— Data extract —
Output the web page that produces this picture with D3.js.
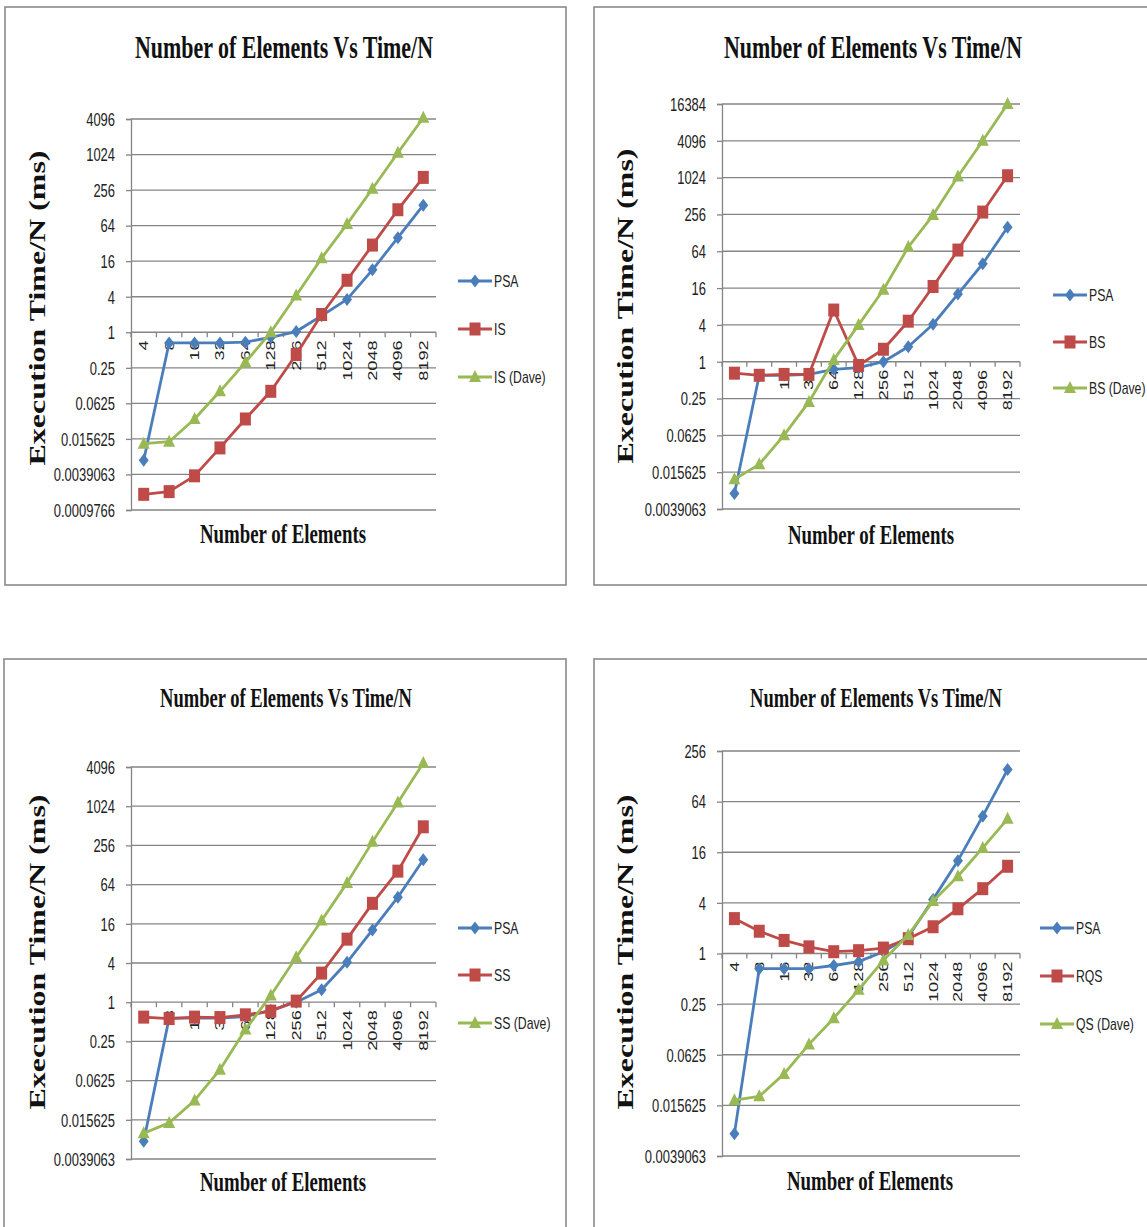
<!DOCTYPE html>
<html><head><meta charset="utf-8">
<script src="https://cdn.jsdelivr.net/npm/d3@7"></script>
<style>body{margin:0;background:#fff} svg{display:block}</style>
</head><body><svg id="c" width="1147" height="1227"></svg>
<script>
// Problem sizes on the category axis
const categories = ["4","8","16","32","64","128","256","512","1024","2048","4096","8192"];
// Powers-of-4 tick labels shared by all value axes
const tickLabels = ["0.0009766","0.0039063","0.015625","0.0625","0.25","1","4","16","64","256","1024","4096","16384"];
const tickValues = [2**-10,2**-8,2**-6,2**-4,2**-2,1,4,16,64,256,1024,4096,16384];

// Insertion sort
const psaIS  = [0.0068,0.66,0.66,0.66,0.68,0.82,1.03,1.9,3.6,11.4,40,142];
const isOwn  = [0.0018,0.002,0.0037,0.011,0.034,0.10,0.42,2.0,7.6,30,119,420];
const isDave = [0.013,0.014,0.034,0.10,0.31,1.0,4.2,18,68,270,1100,4300];
// Bubble sort
const psaBS  = [0.007,0.6,0.6,0.62,0.75,0.8,1.0,1.76,4.1,12.8,40,158];
const bsOwn  = [0.65,0.6,0.62,0.62,7,0.87,1.6,4.6,17,67,280,1100];
const bsDave = [0.012,0.021,0.063,0.22,1.07,4,15,75,250,1070,4100,16384];
// Selection sort
const psaSS  = [0.0073,0.57,0.57,0.57,0.6,0.75,1.0,1.55,4.1,12.9,41,154];
const ssOwn  = [0.59,0.56,0.59,0.58,0.64,0.73,1.04,2.8,9.3,33,103,494];
const ssDave = [0.0097,0.014,0.031,0.092,0.38,1.27,4.9,18,68,290,1170,4700];
// Quick sort
const psaQS  = [0.0072,0.66,0.66,0.66,0.72,0.8,1.05,1.58,4.4,12.7,43,154];
const rqsOwn = [2.6,1.84,1.43,1.2,1.05,1.08,1.16,1.5,2.08,3.4,5.9,10.9];
const qsDave = [0.018,0.02,0.037,0.083,0.17,0.37,0.83,1.66,4.2,8.3,18,40];

const titleText = "Number of Elements Vs Time/N";
const yTitleText = "Execution  Time/N  (ms)";
const xTitleText = "Number of Elements";

const colors = {blue:"#4a7ebb", red:"#be4b48", green:"#98b954"};

const panels = [
  {names:["PSA","IS","IS (Dave)"], series:[psaIS,isOwn,isDave], yMin:0, yMax:11,
   frame:[5,7,561,578], px:[131,436], py:[119,510], tx:284, ty:58, tw:298, tf:32,
   ytx:37, yty:308, xtx:283, xty:543, lx:458, ly:[281,329,377]},
  {names:["PSA","BS","BS (Dave)"], series:[psaBS,bsOwn,bsDave], yMin:1, yMax:12,
   frame:[594,7,562,578], px:[722,1020], py:[104,509], tx:873, ty:58, tw:298, tf:32,
   ytx:625, yty:306, xtx:871, xty:544, lx:1053, ly:[295,342,388]},
  {names:["PSA","SS","SS (Dave)"], series:[psaSS,ssOwn,ssDave], yMin:1, yMax:11,
   frame:[4,659,562,600], px:[131,436], py:[767,1159], tx:286, ty:707, tw:252, tf:27,
   ytx:37, yty:952, xtx:283, xty:1191, lx:458, ly:[928,975,1023]},
  {names:["PSA","RQS","QS (Dave)"], series:[psaQS,rqsOwn,qsDave], yMin:1, yMax:9,
   frame:[594,659,562,600], px:[722,1020], py:[751,1156], tx:876, ty:707, tw:252, tf:27,
   ytx:625, yty:952, xtx:870, xty:1190, lx:1040, ly:[928,976,1024]}
];

const svg = d3.select("#c");
const serif = "'Liberation Serif','Times New Roman',serif";
const sans = "'Liberation Sans Narrow','Liberation Sans',Arial,sans-serif";

// narrow a text horizontally (along its reading direction) by factor k
function squeeze(sel, k){
  sel.each(function(){
    const w = this.getComputedTextLength();
    d3.select(this).attr("textLength", w*k).attr("lengthAdjust","spacingAndGlyphs");
  });
}

// marker shapes, slightly taller than wide
function marker(g, kind, x, y, color){
  if(kind===0){
    g.append("path").attr("d",`M${x},${y-6.5}L${x+5},${y}L${x},${y+6.5}L${x-5},${y}Z`).attr("fill",color);
  } else if(kind===1){
    g.append("rect").attr("x",x-5.5).attr("y",y-6.5).attr("width",11).attr("height",13).attr("fill",color);
  } else {
    g.append("path").attr("d",`M${x},${y-7}L${x+6},${y+5}L${x-6},${y+5}Z`).attr("fill",color);
  }
}

const seriesColors = [colors.blue, colors.red, colors.green];

panels.forEach(p => {
  const g = svg.append("g");
  const [fx,fy,fw,fh] = p.frame;
  g.append("rect").attr("x",fx).attr("y",fy).attr("width",fw).attr("height",fh)
    .attr("fill","#fff").attr("stroke","#8a8a8a").attr("stroke-width",1.6);

  const ticks = tickValues.slice(p.yMin, p.yMax+1);
  const labels = tickLabels.slice(p.yMin, p.yMax+1);
  const y = d3.scaleLog().base(2).domain([ticks[0], ticks[ticks.length-1]]).range([p.py[1], p.py[0]]);
  const x = d3.scaleBand().domain(categories).range(p.px);

  // horizontal gridlines
  g.append("g").selectAll("line").data(ticks).join("line")
    .attr("x1",p.px[0]).attr("x2",p.px[1])
    .attr("y1",d=>y(d)).attr("y2",d=>y(d))
    .attr("stroke","#858585").attr("stroke-width",1.3);

  // value axis
  const yAxis = d3.axisLeft(y).tickValues(ticks).tickSize(5).tickPadding(11)
    .tickFormat((d,i)=>labels[i]);
  const ya = g.append("g").attr("transform",`translate(${p.px[0]},0)`).call(yAxis);
  ya.select(".domain").attr("stroke","#858585").attr("stroke-width",1.3);
  ya.selectAll(".tick line").attr("stroke","#858585").attr("stroke-width",1.3);
  ya.selectAll(".tick text").attr("font-family",sans).attr("font-size",17.5).attr("fill","#222").attr("dy","0.36em");
  squeeze(ya.selectAll(".tick text"), 0.74);

  // category axis crossing at 1
  const y1 = y(1);
  const bounds = categories.map(c=>x(c)).concat([p.px[1]]);
  g.append("g").selectAll("line").data(bounds).join("line")
    .attr("x1",d=>d).attr("x2",d=>d).attr("y1",y1).attr("y2",y1+5)
    .attr("stroke","#858585").attr("stroke-width",1.3);
  const xl = g.append("g").selectAll("text").data(categories).join("text")
    .attr("transform",d=>`translate(${x(d)+x.bandwidth()/2+4.5},${y1+8}) rotate(-90)`)
    .attr("text-anchor","end").attr("font-family",sans).attr("font-size",13.5).attr("fill","#222")
    .text(d=>d);
  squeeze(xl, 1.35);

  // series
  const line = d3.line().x((d,i)=>x(categories[i])+x.bandwidth()/2).y(d=>y(d));
  p.series.forEach((s,k)=>{
    const sg = g.append("g");
    sg.append("path").datum(s).attr("d",line).attr("fill","none")
      .attr("stroke",seriesColors[k]).attr("stroke-width",2.8).attr("stroke-linejoin","round");
    s.forEach((v,i)=>marker(sg,k,x(categories[i])+x.bandwidth()/2,y(v),seriesColors[k]));
  });

  // titles
  g.append("text").attr("x",p.tx).attr("y",p.ty).attr("text-anchor","middle")
    .attr("font-family",serif).attr("font-weight","bold").attr("font-size",p.tf).attr("fill","#111")
    .attr("textLength",p.tw).attr("lengthAdjust","spacingAndGlyphs").text(titleText);
  g.append("text").attr("transform",`translate(${p.ytx+8},${p.yty}) rotate(-90)`).attr("text-anchor","middle")
    .attr("font-family",serif).attr("font-weight","bold").attr("font-size",23).attr("fill","#111")
    .attr("textLength",315).attr("lengthAdjust","spacingAndGlyphs").text(yTitleText);
  g.append("text").attr("x",p.xtx).attr("y",p.xty).attr("text-anchor","middle")
    .attr("font-family",serif).attr("font-weight","bold").attr("font-size",27).attr("fill","#111")
    .attr("textLength",166).attr("lengthAdjust","spacingAndGlyphs").text(xTitleText);

  // legend
  p.names.forEach((n,k)=>{
    const lg = g.append("g");
    const ly = p.ly[k];
    lg.append("line").attr("x1",p.lx).attr("x2",p.lx+34).attr("y1",ly).attr("y2",ly)
      .attr("stroke",seriesColors[k]).attr("stroke-width",2.8);
    marker(lg,k,p.lx+17,ly,seriesColors[k]);
    const t = lg.append("text").attr("x",p.lx+36).attr("y",ly).attr("dy","0.36em")
      .attr("font-family",sans).attr("font-size",17).attr("fill","#222").text(n);
    squeeze(t, 0.72);
  });
});
</script></body></html>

— Required work —
Check every line of the data above for the string "this", and copy those that have it.

— Reply —
Output the web page that produces this picture with D3.js.
    const w = this.getComputedTextLength();
    d3.select(this).attr("textLength", w*k).attr("lengthAdjust","spacingAndGlyphs");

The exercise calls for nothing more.